Seeking help for a project to create interactive diagrams—an “explorable explanation”—of the history of the steam engine.
Goal: To allow readers to explore the early evolution of one of the most impactful technologies in human history.
Content: The content will come from Anton Howes’s extensive research uncovering the origins of the steam engine (parts 1, 2, and 3).
We envision it covering precursors like the perpetual motion machine of Cornelis Drebbel, early thermometers and barometers, seventeenth-century experiments on atmospheric pressure, precursor devices like those shown by Salomon de Caus, our best guesses of the Kalthoff/Petty engine, the Savery engine, and the Newcomen engine and its improvements. (After this initial phase, we would then want to expand it to include the improvements by James Watt, and the rise of the high-pressure engine, with its various nineteenth-century improvements.)
This page on the steam engine may serve as a start for eventually creating the definitive online and interactive reference work on the history of technology, informed by the latest expert research.
Format: We have been greatly inspired by the works of Bartosz Ciechanowski, such as his mechanical watch and internal combustion engine explanations.
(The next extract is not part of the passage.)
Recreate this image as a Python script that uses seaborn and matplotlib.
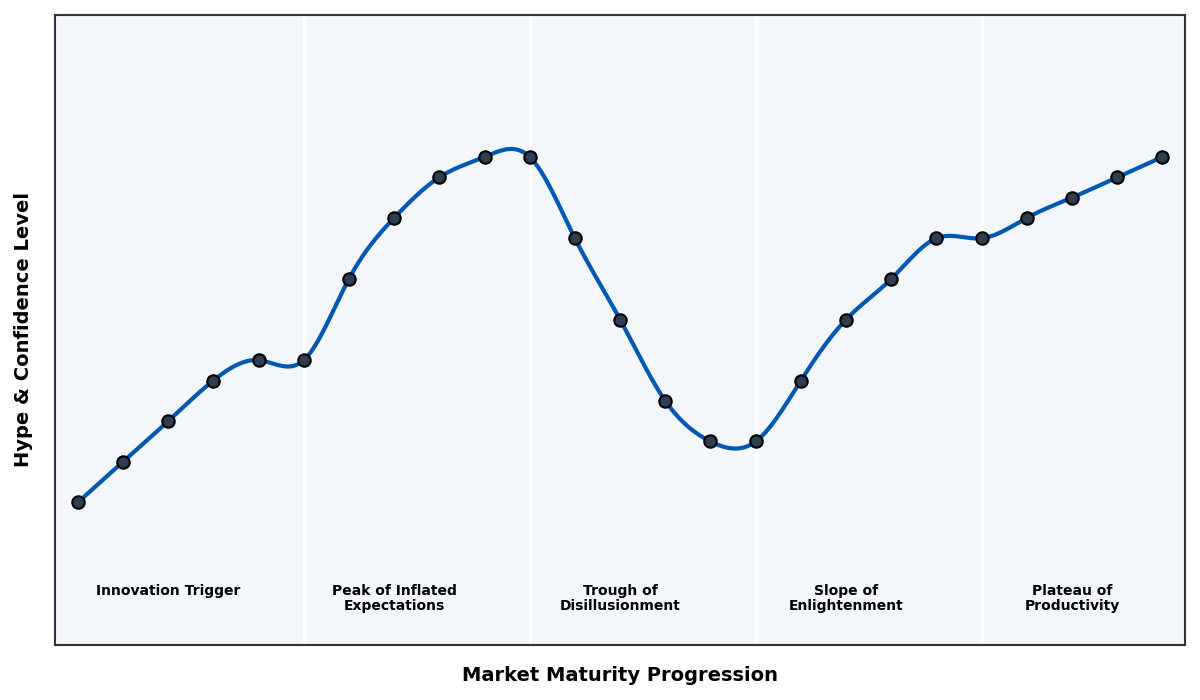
import matplotlib.pyplot as plt
import numpy as np
import pandas as pd
import seaborn as sns

# hype level at each step along the market maturity axis
steps = list(range(25))
hype = [10, 12, 14, 16, 17, 17, 21, 24, 26, 27, 27, 23, 19, 15, 13,
        13, 16, 19, 21, 23, 23, 24, 25, 26, 27]
phase_names = ['Innovation Trigger', 'Peak of Inflated\nExpectations',
               'Trough of\nDisillusionment', 'Slope of\nEnlightenment',
               'Plateau of\nProductivity']
phase_starts = [0, 5, 10, 15, 20]


def natural_spline(x, y, n=600):
    # plain natural cubic spline, so the line passes through each point
    x = np.asarray(x, float)
    y = np.asarray(y, float)
    h = np.diff(x)
    k = len(x)
    A = np.zeros((k, k))
    b = np.zeros(k)
    A[0, 0] = A[-1, -1] = 1
    for i in range(1, k - 1):
        A[i, i - 1] = h[i - 1]
        A[i, i] = 2 * (h[i - 1] + h[i])
        A[i, i + 1] = h[i]
        b[i] = 6 * ((y[i + 1] - y[i]) / h[i] - (y[i] - y[i - 1]) / h[i - 1])
    m = np.linalg.solve(A, b)
    xs = np.linspace(x[0], x[-1], n)
    idx = np.clip(np.searchsorted(x, xs) - 1, 0, k - 2)
    x0, x1 = x[idx], x[idx + 1]
    hi = x1 - x0
    ys = (m[idx] * (x1 - xs) ** 3 / (6 * hi) + m[idx + 1] * (xs - x0) ** 3 / (6 * hi)
          + (y[idx] / hi - m[idx] * hi / 6) * (x1 - xs)
          + (y[idx + 1] / hi - m[idx + 1] * hi / 6) * (xs - x0))
    return xs, ys


def main():
    sns.set_theme(style='white')
    plt.rcParams['font.family'] = ['DejaVu Sans']

    df = pd.DataFrame({'step': steps, 'hype': hype})
    xs, ys = natural_spline(steps, hype)
    smooth = pd.DataFrame({'step': xs, 'hype': ys})

    fig, ax = plt.subplots(figsize=(12, 7), dpi=100)
    ax.set_facecolor('#f3f6fa')

    for e in phase_starts[1:]:
        ax.axvline(e, color='white', lw=2.5, zorder=1)

    sns.lineplot(data=smooth, x='step', y='hype', ax=ax, color='#0058b5',
                 lw=3, zorder=3)
    sns.scatterplot(data=df, x='step', y='hype', ax=ax, color='#2c3e50',
                    edgecolor='black', linewidth=1.5, s=80, zorder=4)

    # phase names sit under the middle point of each phase
    for start, name in zip(phase_starts, phase_names):
        ax.text(start + 2, 6.0, name, ha='center', va='top', fontsize=10,
                fontweight='bold', color='black', linespacing=1.15)

    ax.set_xlim(-0.5, 24.5)
    ax.set_ylim(3, 34)
    ax.set_xticks([])
    ax.set_yticks([])
    for s in ax.spines.values():
        s.set_color('#333333')
        s.set_linewidth(1.5)

    ax.set_xlabel('Market Maturity Progression', fontsize=14,
                  fontweight='bold', labelpad=15, color='black')
    ax.set_ylabel('Hype & Confidence Level', fontsize=14, fontweight='bold',
                  labelpad=16, color='black')

    fig.subplots_adjust(left=0.046, right=0.9875, top=0.979, bottom=0.079)
    plt.savefig('out.png')


if __name__ == '__main__':
    main()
We’re looking to create something like this. Here are more examples of locomotive valves.
The team: Anton Howes as researcher/writer, me (Jason Crawford) as editor/producer, you as animator/developer.
Your input: We’ll provide the written essay and some sketches and ideas for what diagrams we should create and how they should work.
Your deliverables: The code and/or other files to implement a set of interactive and/or animated technical diagrams.
You: A technical illustrator, animator, and/or front-end developer, or a team, who can deliver this. Must have a portfolio of relevant work to demonstrate your abilities. The ideal candidate will have an interest in engineering, invention, and the history of technology.
How to apply: Email explorables@rootsofprogress.org with a description of your skills and examples of your work.
We have budget for this project and are willing to pay market rates for high-quality work.
I realize I’m a little late to ask this, but have you thought about how to license the resulting works? There is significant long-term value in putting them under a free license (such as CC BY-SA 4) as it enables further proliferation and reuse by others who want to provide information about those inventions; but the contract with the artist might need to specify that it allows for that kind of reuse.
Thanks Gergő. We’re doing this as a “work made for hire” meaning that the rights belong to us and we can then license it however we want.